Over 60 percent of millennials are in debt and living above their means. It’s so easy to be this way, especially in our just-one-click-away culture. Perhaps it’s time to pay off the credit card debt, create a budget and work with the closet you have and not the closet you can’t afford. How you spend your time and money is a reflection of what you care about most.

While I want to look put together, I don’t want my legacy to be, “Man, that girl sure knew how to dress.” I want to leave the world a better place and be defined by a generous and kind heart with a commitment to invest in the lives of others.

While I want to look put together, I don’t want my legacy to be, ‘Man, that girl sure knew how to dress.’

One of the most profound ways I’ve been challenged to integrate integrity into my wardrobe is by pairing down my closest to a more lean capsule wardrobe. I don’t want to fuss about my clothes, but I do want to be comfortably chic. A few ways I do this are:

1. Make a list.

At the beginning of each season, I make a list of things I need, I.E. my black pants are on their last thread and I’d really like to save up for a nice trench coat. Search your closet and make of list of things you’d like and need. Once you determine your budget for that quarter, you may have to save a few things to buy for next year. This has completely extinguished random shopping trips for me where I would spend $50 here and there and end up frustrated with a closet full of clothes I didn’t really like or were out the next season.

2. Check for versatility.

Now when I go shopping, I make sure I can envision myself wearing the item in three completely different outfits. If I can’t, then the piece is a no-go for me. Even better is if I can find multiple seasons of the year to wear the piece. Functionality and versatility is key.

3. If you don’t love it, then get rid of it.

Go through your closet and take out anything that fits into the category of: If I lose 10 pounds, I’m not crazy about the color, the straps always fall off, those pants cut off my circulation, etc. The reality is if you don’t love it, then you won’t wear it. And when/if you do, you usually regret it.

This was a painful process for me as I began to pair down my wardrobe. My closet was full of items that I didn’t really like, but felt obligated to keep them because of what I paid for them or worse, I kept them because maybe they’d fit me one day. My wardrobe is much smaller now, but it takes me only a few minutes to get ready in the morning because it’s made up of only pieces I love, feel confident in and know I’ll be happy in throughout my day.

Image via Sara Kerens

The lean wardrobe is becoming a movement and there are incredible brands on the forefront of this capsule mentality. A few brands I love are: VETTA, AYR, The Podolls and Cuyana. (At the end of this article are listed even more.)

Chanel was really onto something when she said “Less is more.” And like building any characteristic, it takes time, discipline and patience.
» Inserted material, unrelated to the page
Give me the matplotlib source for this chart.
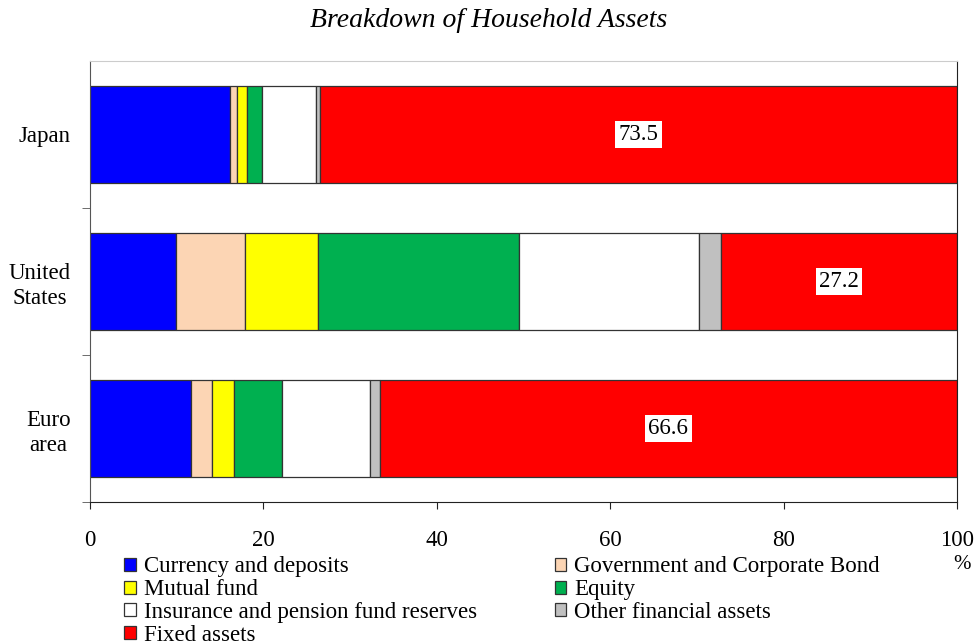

Focus on one or two of the minor changes above and practice incorporating them into your life and wardrobe this summer!

What are some capsule pieces that make you feel good about yourself?

Images via Tutti del Monte

4 comments

  1. Oh man, this article was so spot on that I’m honestly convicted in a good way! I have too many pieces that I’ve kept “just cause” that take up closet space. These are the same pieces that I regret wearing when I actually do wear it out. I really like the idea of downsizing my wardrobe to the pieces I love and that I know I will feel confident in. That’s what’s important!

  2. This article gets to the heart of our “clothing issues” that reflects deeper issues of how we see ourselves. Visiting ones closet can be an emotional experience! If we follow their suggestions the emotions we experience can be more positive and instill a greater sense of confidence. Clothes are not the real you, but they can be a frame to help showcase the real you!